Local Exponential Stability of Mean-Field Langevin Descent-Ascent in Wasserstein Space
This resolves an open question about local stability in mean-field optimization for nonconvex-nonconcave games, though it leaves global convergence as an open challenge.
The paper proves that the mean-field Langevin descent-ascent dynamics is locally exponentially stable for entropically regularized two-player zero-sum games, showing that initializations sufficiently close to the equilibrium converge to it at an exponential rate.

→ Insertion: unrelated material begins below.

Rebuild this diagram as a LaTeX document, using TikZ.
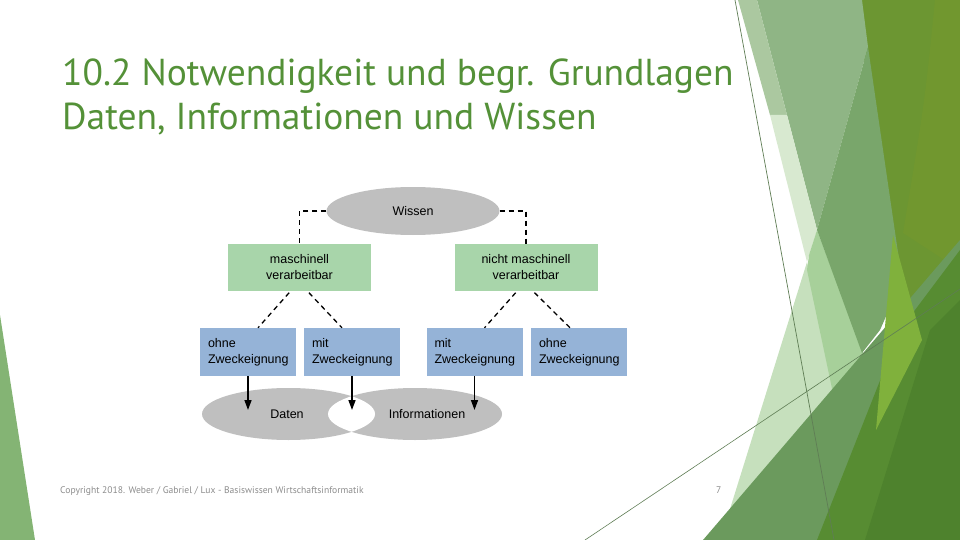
\documentclass[tikz,border=0pt]{standalone}
\usepackage{fontspec}
\setmainfont{PT Sans}
\newfontfamily\diafont{Liberation Sans}
\usetikzlibrary{shapes.geometric,arrows.meta}

\definecolor{titlegreen}{RGB}{84,145,56}
\definecolor{boxgreen}{RGB}{168,213,170}
\definecolor{boxblue}{RGB}{149,179,215}
\definecolor{ellgrey}{RGB}{191,191,191}
\definecolor{footgrey}{RGB}{140,140,140}
% colours of the facet shapes
\definecolor{facetolive}{RGB}{108,150,50}
\definecolor{facetolivelt}{RGB}{113,151,47}
\definecolor{facetgrey}{RGB}{143,181,133}
\definecolor{facetstrip}{RGB}{171,200,160}
\definecolor{facetwhite}{RGB}{216,233,208}
\definecolor{facetmid}{RGB}{121,166,107}
\definecolor{facetlight}{RGB}{167,208,154}
\definecolor{facetpale}{RGB}{198,224,189}
\definecolor{facetbright}{RGB}{128,177,60}
\definecolor{facetmain}{RGB}{107,154,93}
\definecolor{facetdeep}{RGB}{87,140,50}
\definecolor{facetdark}{RGB}{78,130,45}
\definecolor{facetleft}{RGB}{132,180,116}
\definecolor{facetline}{RGB}{95,125,85}

\tikzset{
  greenbox/.style={fill=boxgreen, minimum width=143pt, minimum height=47pt, align=center, inner sep=0pt},
  bluebox/.style={fill=boxblue, minimum width=96pt, minimum height=48pt, text width=80pt, inner xsep=8pt, inner ysep=0pt, align=left},
  greyell/.style={ellipse, fill=ellgrey, inner sep=0pt},
  dashline/.style={dash pattern=on 5pt off 4pt, line width=1.3pt},
  pointer/.style={line width=1.5pt, -{Triangle[length=10pt,width=7pt]}},
  diatext/.style={font=\diafont\fontsize{12.5}{16}\selectfont},
}

\begin{document}
\begin{tikzpicture}[x=1pt,y=-1pt]
\useasboundingbox (0,0) rectangle (960,540);

% facet shapes on the right
\fill[facetolive] (856,0) -- (960,0) -- (960,540) -- (930,540) -- cycle;
\fill[facetolivelt] (935,0) .. controls (925,100) .. (903,233) -- (960,270) -- (960,0) -- cycle;
\fill[facetgrey] (757,0) -- (862,0) -- (868,47) -- (817,230) -- cycle;
\fill[facetstrip] (738,0) -- (757,0) -- (787,115) -- (770,115) -- cycle;
\fill[facetwhite] (770,115) -- (787,115) -- (817,230) -- (807,262) -- cycle;
\fill[facetpale] (807,262) -- (850,440) -- (725,525) -- cycle;
\fill[facetlight] (809,255) -- (817,230) -- (866,360) -- (834,398) -- (807,270) -- cycle;
\fill[facetmid] (868,47) -- (902,280) -- (880,330) -- (862,353) -- (817,230) -- cycle;
\fill[facetmain] (703,540) -- (960,240) -- (960,540) -- cycle;
\fill[facetdeep] (900,330) -- (960,250) -- (960,540) -- (817,540) -- cycle;
\fill[facetdark] (930,330) -- (960,300) -- (960,540) -- (865,540) -- cycle;
\fill[facetbright] (893,235) -- (922,340) -- (876,430) -- cycle;
\fill[facetleft] (0,315) -- (35,540) -- (0,540) -- cycle;
\draw[facetline, line width=0.7pt] (735,0) -- (834,540);
\draw[facetline, line width=0.6pt] (585,540) -- (960,289);

% title
\node[anchor=base west, inner sep=0pt, text=titlegreen, font=\fontsize{37.5}{44}\selectfont] (title1) at (62,86) {10.2 Notwendigkeit und begr. Grundlagen};
\node[anchor=base west, inner sep=0pt, text=titlegreen, font=\fontsize{37.5}{44}\selectfont] (title2) at (62,130) {Daten, Informationen und Wissen};

% diagram
\node[greyell, minimum width=173pt, minimum height=48pt] (wissen) at (413,211) {};
\node[diatext] (wissentxt) at (413,211) {Wissen};

\node[greenbox, diatext] (mv) at (299.5,267.5) {maschinell\\verarbeitbar};
\node[greenbox, diatext] (nmv) at (526,267.5) {nicht maschinell\\verarbeitbar};

\node[bluebox, diatext] (o1) at (248,352) {ohne\\Zweckeignung};
\node[bluebox, diatext] (m1) at (352,352) {mit\\Zweckeignung};
\node[bluebox, diatext] (m2) at (474.5,352) {mit\\Zweckeignung};
\node[bluebox, diatext] (o2) at (579,352) {ohne\\Zweckeignung};

\node[greyell, minimum width=173pt, minimum height=52pt] (daten) at (288.5,414) {};
\node[greyell, minimum width=174pt, minimum height=52pt] (info) at (415,414) {};
\begin{scope}
  \clip (daten.center) ellipse [x radius=86.5pt, y radius=26pt];
  \fill[white] (info.center) ellipse [x radius=87pt, y radius=26pt];
\end{scope}
\node[diatext] (datentxt) at (287,414) {Daten};
\node[diatext] (infotxt) at (427,414) {Informationen};

\draw[dashline] (wissen.west) -| (mv.north);
\draw[dashline] (wissen.east) -| (nmv.north);

\draw[dashline, shorten <=2pt] ([xshift=-9pt]mv.south) -- ([xshift=10pt]o1.north);
\draw[dashline, shorten <=2pt] ([xshift=8pt]mv.south) -- ([xshift=-10pt]m1.north);
\draw[dashline, shorten <=2pt] ([xshift=-9pt]nmv.south) -- ([xshift=10pt]m2.north);
\draw[dashline, shorten <=2pt] ([xshift=7pt]nmv.south) -- ([xshift=-9pt]o2.north);

\coordinate (arrowend) at (0,410);
\draw[pointer] (o1.south) -- (o1.south |- arrowend);
\draw[pointer] (m1.south) -- (m1.south |- arrowend);
\draw[pointer] (m2.south) -- (m2.south |- arrowend);

% footer
\node[anchor=base west, inner sep=0pt, text=footgrey, font=\fontsize{9.6}{11}\selectfont] (foot) at (60,493) {Copyright 2018. Weber / Gabriel / Lux - Basiswissen Wirtschaftsinformatik};
\node[anchor=base west, inner sep=0pt, text=footgrey, font=\fontsize{9.6}{11}\selectfont] (pagenum) at (716,493) {7};
\end{tikzpicture}
\end{document}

We study the mean-field Langevin descent-ascent (MFL-DA), a coupled optimization dynamics on the space of probability measures for entropically regularized two-player zero-sum games. Although the associated mean-field objective admits a unique mixed Nash equilibrium, the long-time behavior of the original MFL-DA for general nonconvex-nonconcave payoffs has remained largely open. Answering an open question posed by Wang and Chizat (COLT 2024), we provide a partial resolution by proving that this equilibrium is locally exponentially stable: if the initialization is sufficiently close in Wasserstein metric, the dynamics trends to the equilibrium at an exponential rate. The key to our analysis is to establish a coercivity estimate for the entropy near equilibrium via spectral analysis of the linearized operator. We show that this coercivity effectively reveals a local displacement convex-concave structure, thereby driving contraction. This result settles the local stability and quantitative rate questions of Wang and Chizat, leaving global convergence as a remaining open challenge.